There are additional reasons why Nick is to be considered a party to this proceeding. As was already stated above, this Court retains jurisdiction over a party through the time that a decision is entered with regard to that party pursuant to section 7459(c). More importantly, the entry of decision is the event that triggers certain rights of the party under the Internal Revenue Code and the Rules of this Court. For example, upon the entry of decision, a party will be able to move to vacate or revise this Court's decision (Rule 162). The entry of decision triggers the 90-day period in which the party may appeal the Tax Court's decision (sec. 7483; Rule 190(a)). The Internal Revenue Service may not make any assessment or levy as to the taxes owed by a party until this Court's decision has become final pursuant to section 7481 (secs. 6213(a), 6331(a)). Nor can any lien arise until the Service is permitted to make the assessment of the taxes owed by the party as determined by this Court in its decision (sec. 6322). Thus, even after this Court enters its decision, a party maintains his or her status as a party for other Internal Revenue Code provisions.

Nothing in the policy giving rise to Rule 75 would be served by treating Nick as ‘a non-party witness‘ for purposes of Rule 75. Rules 71, 72, and 74 apply to parties. Rule 75 is an extraordinary method of discovery. The Court's purpose in adopting Rule 75 is described as follows in the Rules Committee's notes (79 T.C. at 1141-1142):

Under the Rule, a discovery deposition may be taken only of a witness who is not a party to the case; the deposition of a party may be taken only upon consent of all parties under Rule 74. The new Rule 75 provides an extraordinary method of discovery which may be used only where the information sought cannot be obtained by informal consultation or by other discovery methods. For example, if the other requirements of the Rule are satisfied, a deposition might be taken under the Rule in a case involving the tax liability of a limited partner who does not have access to the books and records of the partnership, or where a bank or other person possesses records which are relevant to the tax liability of a party and are otherwise unavailable.
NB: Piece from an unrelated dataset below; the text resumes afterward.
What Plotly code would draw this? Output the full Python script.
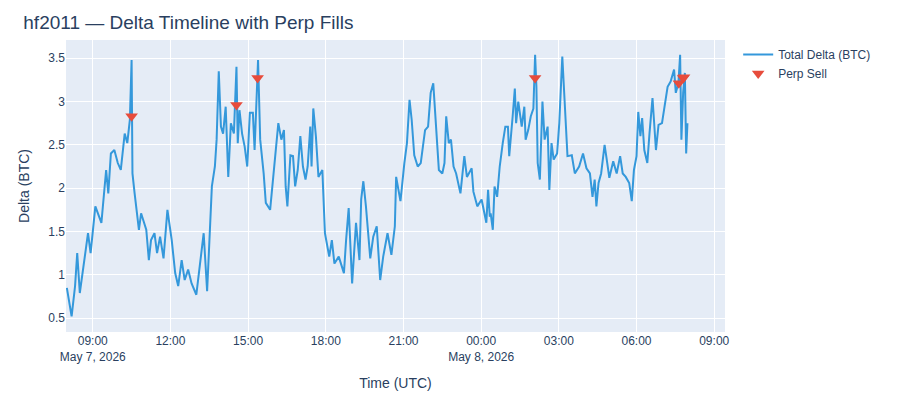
import plotly.graph_objects as go
import pandas as pd

times_d1 = ["08:00","08:11","08:19","08:24","08:30","08:38","08:49","08:55","09:06","09:20","09:26","09:31","09:36","09:42","09:50","09:58",
"10:05","10:14","10:20","10:26","10:30","10:32","10:37","10:47","10:52","11:04","11:10","11:15","11:23","11:29","11:36","11:44","11:53",
"12:03","12:11","12:18","12:26","12:33","12:41","12:49","13:00","13:09","13:17","13:25","13:30","13:36","13:43","13:47","13:52","13:57",
"14:02","14:08","14:14","14:20","14:27","14:33","14:36","14:40","14:46","14:52","14:58","15:04","15:11","15:15","15:23","15:28","15:36",
"15:41","15:51","16:01","16:10","16:17","16:23","16:27","16:31","16:38","16:44","16:49","16:55","17:01","17:07","17:13","17:18","17:24",
"17:27","17:31","17:37","17:43","17:52","17:58","18:08","18:14","18:20","18:30","18:42","18:47","18:53","19:01","19:10","19:18","19:22",
"19:27","19:33","19:43","19:50","19:58","20:06","20:13","20:23","20:32","20:40","20:43","20:53","21:02","21:08","21:14","21:19","21:25",
"21:33","21:40","21:50","21:57","22:03","22:09","22:12","22:17","22:22","22:30","22:35","22:39","22:45","22:50","22:56","23:02","23:12",
"23:21","23:27","23:38","23:42","23:51"]
vals_d1 = [0.85,0.52,0.87,1.25,0.79,1.1,1.48,1.25,1.79,1.6,1.9,2.21,1.94,2.4,2.44,2.29,
2.21,2.63,2.52,2.79,3.48,2.17,1.94,1.52,1.71,1.52,1.17,1.4,1.48,1.25,1.44,1.19,1.75,
1.4,1.02,0.87,1.17,0.94,1.06,0.9,0.77,1.17,1.48,0.81,1.4,2.02,2.25,2.56,3.35,2.71,
2.63,2.94,2.13,2.75,2.63,3.4,2.52,2.9,2.63,2.48,2.25,2.87,2.87,2.44,3.48,2.56,2.17,
1.83,1.75,2.25,2.75,2.56,2.67,2.02,1.79,2.38,2.37,2.02,2.21,2.6,2.25,2.1,2.25,2.71,
2.25,2.92,2.6,2.13,2.21,1.48,1.21,1.4,1.13,1.21,1.02,1.4,1.77,0.9,1.6,1.17,1.87,
2.08,1.79,1.19,1.44,1.56,0.94,1.21,1.48,1.23,1.56,2.13,1.85,2.29,2.52,3.02,2.79,2.38,
2.25,2.29,2.67,2.71,3.1,3.21,2.98,2.52,2.21,2.17,2.29,2.83,2.52,2.56,2.25,2.17,1.94,
2.37,2.13,2.23,1.96,1.79]
times_d2 = ["00:01","00:12","00:16","00:20","00:22","00:27","00:31","00:37","00:43","00:50","00:56","01:02","01:05","01:13","01:18","01:21",
"01:26","01:34","01:40","01:43","01:49","01:55","02:01","02:05","02:08","02:11","02:16","02:22","02:27","02:34","02:38","02:43","02:48",
"02:56","03:01","03:08","03:13","03:20","03:30","03:37","03:47","03:56","04:04","04:12","04:18","04:23","04:27","04:32","04:38","04:46",
"04:51","04:57","05:06","05:14","05:22","05:28","05:35","05:43","05:49","05:54","06:00","06:04","06:09","06:13","06:18","06:25","06:30",
"06:37","06:45","06:51","06:59","07:06","07:12","07:19","07:27","07:31","07:37","07:41","07:44","07:48","07:52","07:55","07:58"]
vals_d2 = [1.87,1.6,1.98,1.67,1.71,1.52,2.02,1.9,2.25,2.52,2.71,2.71,2.37,2.83,3.15,2.75,
3.0,2.71,2.94,2.56,2.67,2.83,2.92,3.54,3.17,2.29,2.1,3.0,2.56,2.71,1.98,2.52,2.33,
2.4,2.75,3.52,3.06,2.37,2.38,2.17,2.25,2.4,2.23,2.17,1.9,2.1,1.79,2.06,2.17,2.5,
2.33,2.12,2.31,2.17,2.37,2.17,2.13,2.06,1.85,2.21,2.37,2.88,2.6,2.81,2.44,2.29,2.63,
3.04,2.44,2.73,2.75,3.0,3.17,3.23,3.37,3.1,3.21,3.54,2.56,3.1,3.33,2.4,2.75]

fill_times = ["2026-05-07 10:30","2026-05-07 14:33","2026-05-07 15:22","2026-05-08 02:05",
              "2026-05-08 07:38","2026-05-08 07:48","2026-05-08 07:50"]
fill_vals = [2.83,2.96,3.27,3.27,3.21,3.27,3.28]

x = [pd.Timestamp("2026-05-07 " + t) for t in times_d1] + [pd.Timestamp("2026-05-08 " + t) for t in times_d2]
y = vals_d1 + vals_d2

fig = go.Figure()
fig.add_trace(go.Scatter(x=x, y=y, mode="lines", name="Total Delta (BTC)",
                         line=dict(color="#3498db", width=2)))
fig.add_trace(go.Scatter(x=pd.to_datetime(fill_times), y=fill_vals, mode="markers", name="Perp Sell",
                         marker=dict(symbol="triangle-down", color="#e74c3c", size=11)))
fig.update_layout(
    width=900, height=400,
    font=dict(family="Liberation Sans, Arial, sans-serif", size=12, color="#2a3f5f"),
    title=dict(text="hf2011 — Delta Timeline with Perp Fills", x=0.017, y=0.965, yanchor="middle",
               font=dict(size=19)),
    margin=dict(l=58, r=183, t=32, b=76),
    xaxis=dict(title=dict(text="Time (UTC)", font=dict(size=14)), range=["2026-05-07 07:58", "2026-05-08 09:25"],
               dtick=3*3600*1000, tick0="2026-05-07 00:00"),
    yaxis=dict(title=dict(text="Delta (BTC)", font=dict(size=14)), range=[0.34, 3.71], dtick=0.5),
    legend=dict(x=1.02, y=1, yanchor="top"),
)
fig.write_html("out.html")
It does not appear that any purpose would be served by deposing Nick except to get Nick's testimony before the trial. In the context of the instant case, this is not the sort of purpose for which Rule 75 was adopted. As the above-quoted Rules Committee note indicates, ‘the deposition of a party may be taken only upon consent of all parties under Rule 74.‘ If we were to ignore the literal language of Rule 75 in order to permit respondent to depose Nick, we would merely be assisting respondent in circumventing both the literal language and the carefully limited objectives of our discovery rules. See Estate of Van Loben Sels v. Commissioner, 82 T.C. 64, 68-69 (1984).

See also Howe v. Commissioner, T.C. Memo. 1985-213.

An appropriate order will be issued, denying respondent's Motion to Compel Deposition.